7 years ago when I started with Scrum…
Sharing the craziest Scrum experiences I have witnessed
Once upon a time, I worked at a software company building products for oil rigs. One of the freelance developers working there, Ibrahim ben Salah, introduced Scrum to the organisation. This was my first encounter with Scrum too.
What’s interesting, when I look back, I feel kinda embarrassed by all the weird Scrum interpretations I’ve witnessed over the years at different companies.
Here are some of the crazy things I have witnessed on the Scrum Teams I worked with.
General
We used the Spotify model, even though nobody knew why, nor did anybody understand Scrum, Agile or Kanban. But the Spotify model was great, just look at the awesome explainer video on YouTube!
We had a bug month, during which we were only allowed to fill our Sprints with bugs. The bug month was extended with another month because we had too many bugs. We did not address the root cause of all those issues, so the actual problems were swept under the rug.

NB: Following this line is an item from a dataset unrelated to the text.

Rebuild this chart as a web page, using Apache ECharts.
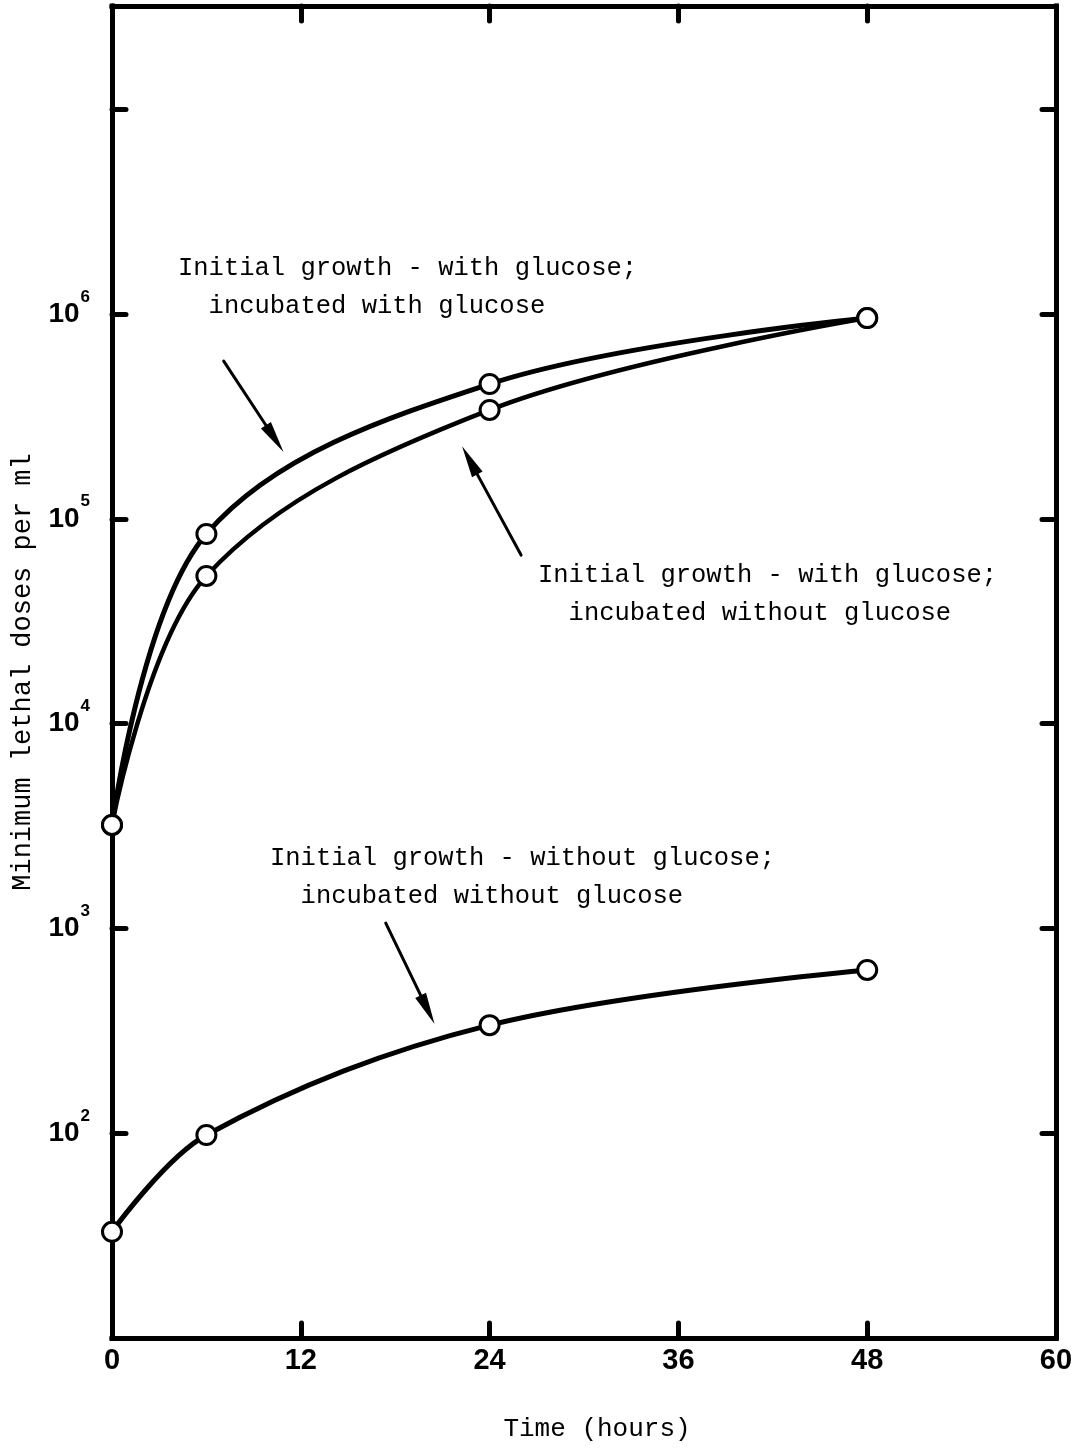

A deadline for a new product that was decided by the C-level, even though nobody knew what the product should do, the market it would serve, nor the underlying technology we would use to build it. Regardless this uncertainty, it was communicated with absolute certainty when our new product would be live, together with the scope. Needless to say, we never met that deadline and nobody felt particularly compelled to meet it.
We hired an extra development team to speed up the delivery of a new project. All the communication and coordination of the new team cost our existing development team so much time, that basically we were paying three times as much to go at the same pace as before.
Sprint
Teams were expected to increase their velocity, as otherwise why would we pay extra for hiring a Scrum Master? We needed to make sure the Scrum Masters were worth their money.
Once the Sprint started, it was locked tighter that Fort Knox. No changes were allowed during the Sprint, at all. The Sprint was our precious temple which nobody was allowed to touch but us.
Developers did not like testing, and I was a QA, so at the end of the Sprint I would always work like crazy to make sure we would still be able to complete the Sprint. I would receive no help, in favor of developers coding even more functionality, even though we all know any speed improvement not made at the bottleneck is an illusion.
Nobody was allowed to talk to the team and all communication must go through the Scrum Master.
Only QA’s were allowed to test, even though it was the biggest bottle-neck in our development process.
Sprint Planning
We sat in Sprint Planning for 3–4 hours for a two week Sprint. We broke down all the work in sub-tasks and estimated them in hours. We felt we were doing a great job, but in retrospect I now think: what a giant waste of time!
We didn’t use Sprint Goals, the Sprint Backlog was the goal. Needless to say, most of our Sprints failed.
Refinement
Story Points were introduced to the Scrum Team as a measure of value. We never Story Pointed bugs as they did not represent value. I didn’t understand the reasoning at the time, but we had an Agile Coach who ruled all Scrum Teams with an iron fist. We just followed her blindly.
All Backlog Items discussed during refinement were treated as a contract. We’d only give them an estimate if every single detail was spot-on. It took many weeks to refine a single issue.
Everything we did was a User Story, even if it made no sense to use a User Story.
We had a Definition of Ready that was more complicated than our Definition of Done. Our Product Owner would already start sweating before refinement started. It was considered a sport to poke holes and figuring out missed details in presented issues.
Development Teams that spent 50% of their times on Spikes, because their Product Owner didn’t have enough time to explain everything to them.
Daily Scrum
During the Daily Scrum a lot of people participated who were not part of the Development Team. The event became a big mess, instead these powerful stakeholders could have just been listening in, or not attend at all.
Daily Scrum was a status report and nobody talked about the Sprint Goal. The three questions, minus the Sprint Goal, were key. Kinda missing the whole point of the event.
Sprint Review
The main purpose of the Sprint Review was to demo features and get people excited about all the stuff we had delivered, except most of the features weren’t even done and just running on a development environment. Anything to keep up the appearance that we were moving fast. In the short-run, it relieved some pressure. In the long-run, the expectations and pressure was increased massively.
Sprint Review was regularly moved because certain VIPs were not able to attend. Having a Sprint Review for the previous Sprint while your next one has already started doesn’t make a lot of sense.
Scrum Roles
Product Owners who needed to be on call to help troubleshoot technical issues, because the company didn’t trust their developers to be responsible enough to handle fixing and communicating the resolution of issues on their own. The job of the Product Owner was literally to pick up the phone, wake up a Developer, stay awake, and then check if the issue had been resolved.
The Product Owner role was split between a Product Manager and a Product Owner. Both roles did not think the split of responsibilities worked and the plug was pulled after having a retrospective with the whole Product team.
The Product Owner held the role of Scrum Master as well. Like the Product Owner role wasn’t complicated and overwhelming enough. The Scrum Master role was seen as overhead and we want our developers to focus on coding.
These are some of the craziest things I have encountered. How long have you been doing Scrum and what are the craziest things you’ve witnessed? Please share your wild stories!